When I caught up with Andy Sack, the firm’s CEO, late last year he was a little vague on the firm’s advertising strategy saying initially that he was focusing on the consumer (very good answer) and then when pressed that they would monetize the pages through Google AdSense (very bad answer). Excellent to see the change of heart towards pay-per-call.
As an aside, if you want to follow my culinary journey through Manhattan, I have been posting a few reviews of late on the site that you can see here. If you like them, join up and add me as a friend because at the moment I don’t have any. Err on the site that is.
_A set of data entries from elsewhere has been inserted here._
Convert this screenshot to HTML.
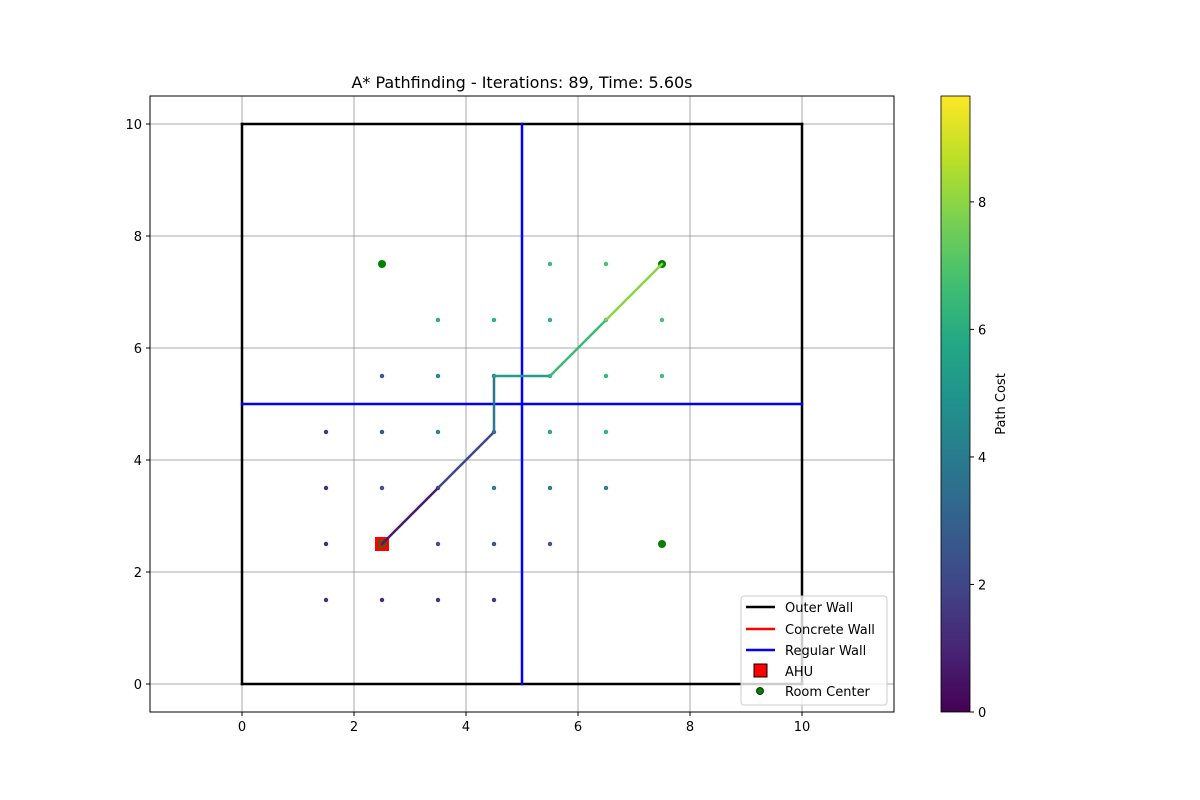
<!DOCTYPE html>
<html><head><meta charset="utf-8"><style>
body{margin:0;background:#fff;font-family:"Liberation Sans","DejaVu Sans",sans-serif}
svg{display:block}
</style></head><body>
<svg id="chart" width="1200" height="800" xmlns="http://www.w3.org/2000/svg" font-family="DejaVu Sans, Liberation Sans, sans-serif">
<defs>
<linearGradient id="vir" x1="0" y1="1" x2="0" y2="0">
<stop offset="0" stop-color="#440154"/><stop offset="0.1" stop-color="#482475"/><stop offset="0.2" stop-color="#414487"/><stop offset="0.3" stop-color="#355f8d"/><stop offset="0.4" stop-color="#2a788e"/><stop offset="0.5" stop-color="#21918c"/><stop offset="0.6" stop-color="#22a884"/><stop offset="0.7" stop-color="#44bf70"/><stop offset="0.8" stop-color="#7ad151"/><stop offset="0.9" stop-color="#bddf26"/><stop offset="1" stop-color="#fde725"/>
</linearGradient>
<clipPath id="clip"><rect x="150" y="96" width="744" height="616"/></clipPath>
</defs>
<g id="grid"></g>
<g id="walls" clip-path="url(#clip)"></g>
<g id="pts" clip-path="url(#clip)"></g>
<g id="path"></g>
<g id="marks"></g>
<rect x="150" y="96" width="744" height="616" fill="none" stroke="#000" stroke-width="1"/>
<g id="ticks" font-size="13"></g>
<text x="522" y="88" text-anchor="middle" font-size="16">A* Pathfinding - Iterations: 89, Time: 5.60s</text>
<g font-size="13">
<rect x="741" y="596" width="146" height="109" rx="3" fill="#fff" fill-opacity="0.8" stroke="#ccc"/>
<line x1="746" y1="607" x2="775" y2="607" stroke="#000" stroke-width="2.5"/>
<text x="785" y="612">Outer Wall</text>
<line x1="746" y1="629" x2="775" y2="629" stroke="#f00" stroke-width="2.5"/>
<text x="785" y="634">Concrete Wall</text>
<line x1="746" y1="650" x2="775" y2="650" stroke="#00f" stroke-width="2.5"/>
<text x="785" y="655">Regular Wall</text>
<rect x="754" y="664" width="13" height="13" fill="#f00" stroke="#000"/>
<text x="785" y="676">AHU</text>
<circle cx="760" cy="691" r="3.5" fill="#008000" stroke="#000" stroke-width="0.8"/>
<text x="785" y="696">Room Center</text>
</g>
<g font-size="13">
<rect x="941" y="96" width="29" height="616" fill="url(#vir)" stroke="#000" stroke-width="0.8"/>
<g id="cbticks"></g>
<text transform="translate(1005,404) rotate(-90)" text-anchor="middle">Path Cost</text>
</g>
</svg>
<script>
const NS="http://www.w3.org/2000/svg";
const xTicks=[0,2,4,6,8,10];
const yTicks=[0,2,4,6,8,10];
const cbTicks=[0,2,4,6,8];
const vmax=9.66;
const nodeX=[1.5,2.5,3.5,4.5, 1.5,3.5,4.5,5.5, 1.5,2.5,3.5,4.5,5.5,6.5, 1.5,2.5,3.5,4.5,5.5,6.5, 2.5,3.5,4.5,5.5,6.5,7.5, 3.5,4.5,5.5,6.5,7.5, 5.5,6.5,7.5];
const nodeY=[1.5,1.5,1.5,1.5, 2.5,2.5,2.5,2.5, 3.5,3.5,3.5,3.5,3.5,3.5, 4.5,4.5,4.5,4.5,4.5,4.5, 5.5,5.5,5.5,5.5,5.5,5.5, 6.5,6.5,6.5,6.5,6.5, 7.5,7.5,7.5];
const nodeCost=[1.2,1.1,1.3,1.4, 1.1,2.2,2.3,2.6, 1.2,2.3,1.5,4.0,3.9,4.2, 1.3,2.4,4.1,3.2,5.8,6.2, 2.6,4.4,4.4,5.9,6.4,6.6, 6.0,6.1,6.2,6.5,6.8, 6.5,6.8,7.7];
const pathX=[2.5,3.5,4.5,4.5,5.5,6.5,7.5];
const pathY=[2.5,3.5,4.5,5.5,5.5,6.5,7.5];
const pathCost=[0,1.41,2.83,4.83,5.83,7.24,8.66];
const roomX=[2.5,7.5,7.5];
const roomY=[7.5,7.5,2.5];
const wallX1=[0,10,10,0, 5,0];
const wallY1=[0,0,10,10, 0,5];
const wallX2=[10,10,0,0, 5,10];
const wallY2=[0,10,10,0, 10,5];
const wallType=["outer","outer","outer","outer","regular","regular"];
const ahuX=2.5, ahuY=2.5;

const sx=v=>242+56*v, sy=v=>684-56*v;
const cy=v=>712-616*v/vmax;
const vir=["#440154","#482475","#414487","#355f8d","#2a788e","#21918c","#22a884","#44bf70","#7ad151","#bddf26","#fde725"];
function hex(h){return [1,3,5].map(i=>parseInt(h.substr(i,2),16));}
function cmap(v){let t=Math.max(0,Math.min(1,v/vmax))*10;let i=Math.min(9,Math.floor(t));let f=t-i;const a=hex(vir[i]),b=hex(vir[i+1]);return "rgb("+a.map((c,k)=>Math.round(c+(b[k]-c)*f)).join(",")+")";}
function mk(tag,attrs,parent){const e=document.createElementNS(NS,tag);for(const k in attrs)e.setAttribute(k,attrs[k]);parent.appendChild(e);return e;}
const g=document.getElementById('grid'),tk=document.getElementById('ticks');
xTicks.forEach(v=>{
 const l=mk('line',{x1:sx(v),x2:sx(v),y1:96,y2:712,stroke:'#a8a8a8','stroke-width':1},g);
 
 
 mk('line',{x1:sx(v),x2:sx(v),y1:712,y2:716,stroke:'#000'},tk);
 const t=mk('text',{x:sx(v),y:731,'text-anchor':'middle'},tk);t.textContent=v;
 
 
});
yTicks.forEach(v=>{
 const l=mk('line',{x1:150,x2:894,y1:sy(v),y2:sy(v),stroke:'#a8a8a8','stroke-width':1},g);
 
 
 mk('line',{x1:146,x2:150,y1:sy(v),y2:sy(v),stroke:'#000'},tk);
 const t=mk('text',{x:142,y:sy(v)+5,'text-anchor':'end'},tk);t.textContent=v;
 
 
});
const cb=document.getElementById('cbticks');
cbTicks.forEach(v=>{
 mk('line',{x1:970,x2:974,y1:cy(v),y2:cy(v),stroke:'#000'},cb);
 const t=mk('text',{x:978,y:cy(v)+5},cb);t.textContent=v;
 
 
});
const w=document.getElementById('walls');
wallX1.forEach((_,i)=>{
 const l=mk('line',{x1:sx(wallX1[i]),y1:sy(wallY1[i]),x2:sx(wallX2[i]),y2:sy(wallY2[i]),stroke:wallType[i]=="outer"?"#000":"#00f",'stroke-width':2.5,'stroke-linecap':'square'},w);
 
 
});
const p=document.getElementById('pts');
nodeX.forEach((_,i)=>{
 const c=mk('circle',{cx:sx(nodeX[i]),cy:sy(nodeY[i]),r:2.2,fill:cmap(nodeCost[i])},p);
 
 
});
const m=document.getElementById('marks');
const a=mk('rect',{x:sx(ahuX)-7,y:sy(ahuY)-7,width:14,height:14,fill:'#f00'},m);


roomX.forEach((_,i)=>{
 const c=mk('circle',{cx:sx(roomX[i]),cy:sy(roomY[i]),r:4,fill:'#008000'},m);
 
 
});
const ac=mk('circle',{cx:sx(ahuX),cy:sy(ahuY),r:3.5,fill:'none',stroke:'#008000','stroke-width':1.5},m);


const pg=document.getElementById('path');
for(let i=0;i<pathX.length-1;i++){
 const l=mk('line',{x1:sx(pathX[i]),y1:sy(pathY[i]),x2:sx(pathX[i+1]),y2:sy(pathY[i+1]),stroke:cmap((pathCost[i]+pathCost[i+1])/2),'stroke-width':2.5,'stroke-linecap':'round'},pg);
 
 
}
pg.parentNode.appendChild(pg);
</script>
</body></html>
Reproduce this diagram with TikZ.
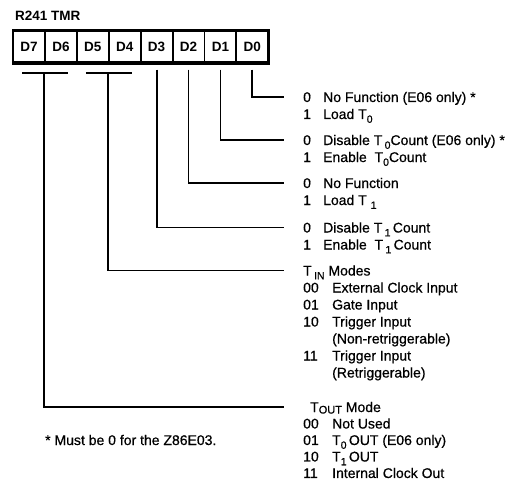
\documentclass[tikz,border=0pt]{standalone}
\usepackage{fontspec}
\setmainfont{Liberation Sans}
\newfontfamily\bodyfont{Liberation Sans}[FakeBold=0.6]
\usetikzlibrary{positioning}
\newcommand\lowix[1]{\raisebox{-3.8pt}{\fontsize{10.5}{10.5}\selectfont #1}}
\tikzset{
  regbox/.style={fill=black,minimum width=258pt,minimum height=36pt,inner sep=0pt},
  cellbox/.style={fill=white,minimum width=30pt,minimum height=29pt,inner sep=0pt,font=\fontsize{13.5}{16}\selectfont\bfseries},
  wire/.style={line width=1.8pt,black},
  lbl/.style={anchor=base west,inner sep=0pt,font=\bodyfont\fontsize{14}{17}\selectfont}
}

\begin{document}
\begin{tikzpicture}[x=1pt,y=-1pt]
  \useasboundingbox (0,0) rectangle (510,484);
  \node[anchor=base west,inner sep=0pt,font=\fontsize{13.5}{16}\selectfont\bfseries] (title) at (15,21) {R241 TMR};
  % register
  \node[regbox] (reg) at (141,47) {};
  \foreach \b in {7,6,...,0}
    \node[cellbox] (D\b) at ({29+31.9*(7-\b)},47) {D\b};
  % bit descriptions
  \node[lbl] (d0txt) at (303,102) {\begin{tabular}[t]{@{}p{20pt}@{}l@{}}
    0 & No Function (E06 only) *\\
    1 & Load T\lowix{0}
  \end{tabular}};
  \node[lbl] (d1txt) at (303,145) {\begin{tabular}[t]{@{}p{20pt}@{}l@{}}
    0 & Disable T\,\lowix{0}Count (E06 only) *\\
    1 & Enable\ \ T\lowix{0}Count
  \end{tabular}};
  \node[lbl] (d2txt) at (303,188) {\begin{tabular}[t]{@{}p{20pt}@{}l@{}}
    0 & No Function\\
    1 & Load T \lowix{1}
  \end{tabular}};
  \node[lbl] (d3txt) at (303,232.5) {\begin{tabular}[t]{@{}p{20pt}@{}l@{}}
    0 & Disable T\,\lowix{1}\,Count\\
    1 & Enable\ \ T\,\lowix{1}\,Count
  \end{tabular}};
  \node[lbl] (tintxt) at (303,275.5) {\begin{tabular}[t]{@{}p{29pt}@{}l@{}}
    \multicolumn{2}{@{}l@{}}{T\,\lowix{IN} Modes}\\
    00 & External Clock Input\\
    01 & Gate Input\\
    10 & Trigger Input\\
       & (Non-retriggerable)\\
    11 & Trigger Input\\
       & (Retriggerable)
  \end{tabular}};
  \node[lbl] (touttxt) at (303,412) {\renewcommand\arraystretch{0.97}\begin{tabular}[t]{@{}p{29pt}@{}l@{}}
    \multicolumn{2}{@{}l@{}}{\hspace{7pt}T\raisebox{-1.5pt}{\fontsize{11}{11}\selectfont OUT} Mode}\\
    00 & Not Used\\
    01 & T\lowix{0}\,OUT (E06 only)\\
    10 & T\lowix{1}\,OUT\\
    11 & Internal Clock Out
  \end{tabular}};
  \node[lbl] (note) at (45,445) {* Must be 0 for the Z86E03.};
  % connectors
  \draw[wire] ([yshift=-8pt]D0.south) |- ([xshift=-19pt,yshift=5pt]d0txt.base west);
  \draw[wire] ([yshift=-8pt]D1.south) |- ([xshift=-19pt,yshift=5pt]d1txt.base west);
  \draw[wire] ([yshift=-8pt]D2.south) |- ([xshift=-19pt,yshift=5pt]d2txt.base west);
  \draw[wire] ([yshift=-8pt]D3.south) |- ([xshift=-19pt,yshift=5pt]d3txt.base west);
  \draw[wire] ([xshift=-7pt,yshift=-11pt]D5.south) -- ([xshift=7pt,yshift=-11pt]D4.south);
  \draw[wire] ([yshift=-11pt]D5.south east) |- ([xshift=-19pt,yshift=5pt]tintxt.base west);
  \draw[wire] ([xshift=-7pt,yshift=-11pt]D7.south) -- ([xshift=7pt,yshift=-11pt]D6.south);
  \draw[wire] ([yshift=-11pt]D7.south east) |- ([xshift=-19pt,yshift=5pt]touttxt.base west);
\end{tikzpicture}
\end{document}
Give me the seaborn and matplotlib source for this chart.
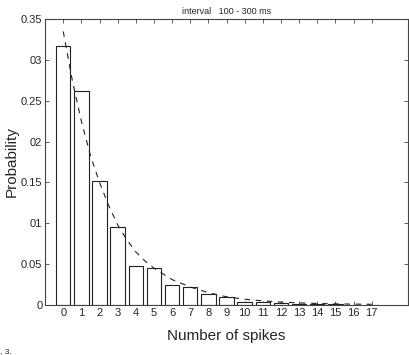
import pandas as pd
import seaborn as sns
from matplotlib import pyplot as plt

spikes = list(range(18))
probability = [0.317, 0.262, 0.152, 0.095, 0.048, 0.045, 0.024, 0.0225, 0.0130,
               0.0095, 0.0040, 0.0030, 0.0020, 0.0012, 0.0009, 0.0007, 0.0005, 0.0004]

fit_x = [0, 0.5, 1, 1.5, 2, 2.5, 3, 3.5, 4, 4.5, 5, 6, 7, 8, 9, 10, 11, 12, 13, 14, 15, 16, 17]
fit_y = [0.335, 0.275, 0.225, 0.183, 0.150, 0.122, 0.098, 0.080, 0.065, 0.054, 0.045,
         0.031, 0.022, 0.015, 0.010, 0.007, 0.005, 0.0035, 0.0025, 0.0018, 0.0013,
         0.0010, 0.0008]

ytick_vals = [0, 0.05, 0.1, 0.15, 0.2, 0.25, 0.3, 0.35]
ytick_labels = ["0", "0.05", "01", "0.15", "02", "0.25", "03", "0.35"]

bars = pd.DataFrame({"spikes": spikes, "probability": probability})
fit = pd.DataFrame({"x": fit_x, "y": fit_y})

sns.set_style("ticks")
plt.rcParams["font.family"] = ["Liberation Sans", "DejaVu Sans"]

fig = plt.figure(figsize=(4.1, 3.55), dpi=100)
ax = fig.add_axes([0.11, 0.141, 0.885, 0.805])

sns.barplot(data=bars, x="spikes", y="probability", width=0.8,
            facecolor="white", edgecolor="#222222", linewidth=0.8, ax=ax)
sns.lineplot(data=fit, x="x", y="y", color="#222222", linewidth=0.8,
             linestyle=(0, (5, 5)), ax=ax)

ax.set_xlim(-1, 19)
ax.set_ylim(0, 0.35)
ax.set_xticks(spikes)
ax.set_xticklabels([str(s) for s in spikes], fontsize=8)
ax.set_yticks(ytick_vals)
ax.set_yticklabels(ytick_labels, fontsize=8)
ax.tick_params(direction="in", length=3, width=0.6, top=True, right=True,
               color="#444444", pad=2)
for s in ax.spines.values():
    s.set_visible(True)
    s.set_linewidth(0.8)
    s.set_color("#444444")

ax.set_xlabel("Number of spikes", fontsize=11, labelpad=8)
ax.set_ylabel("Probability", fontsize=11)
ax.yaxis.set_label_coords(-0.072, 0.5)
ax.set_title("interval   100 - 300 ms", fontsize=6.5, pad=4)
fig.text(0.0, 0.005, ", 3.", fontsize=6)

plt.savefig("out.png", dpi=100)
Yahoo Launches Pay Per Call
Yahoo has begun launching pay-per-call advertising across its UK properties. First up are Cars and Kelkoo, its European shopping comparison engine. The rates are to be fixed initially but it will be only a matter of time before they are dynamically priced.
This is huge news. Even though AOL has added Ingenio’s pay-per-call listings to its search results and even though it displays them at the very top, there is only one listing and AOL is very much in the second tier. Pay-per-call will really only matter if Yahoo or Google adopts it. As both have displayed a voracious appetite for keeping up with each other, Google adding it will only be a matter of time.
Cars are a great first choice. Pay-per-call more accurately measures the response of classifieds advertising. Although the industry is growing very strongly, the current fixed listing pricing model does not accurately articulate the value of advertising and puts an artificial burden on growth. For instance, Autotrader, which uses call tracking (basically the same technology but only for measurement of response not the pricing of advertising), sees 80-90% of response go through the phone numbers as opposed to online contact.
I can’t wait for Yahoo to launch the advertising in the US and then roll out an ad network to help small publishers (that’s me) monetize inventory via pay-per-call rather than the less-relevant pay-per-click pricing for service-based advertisers.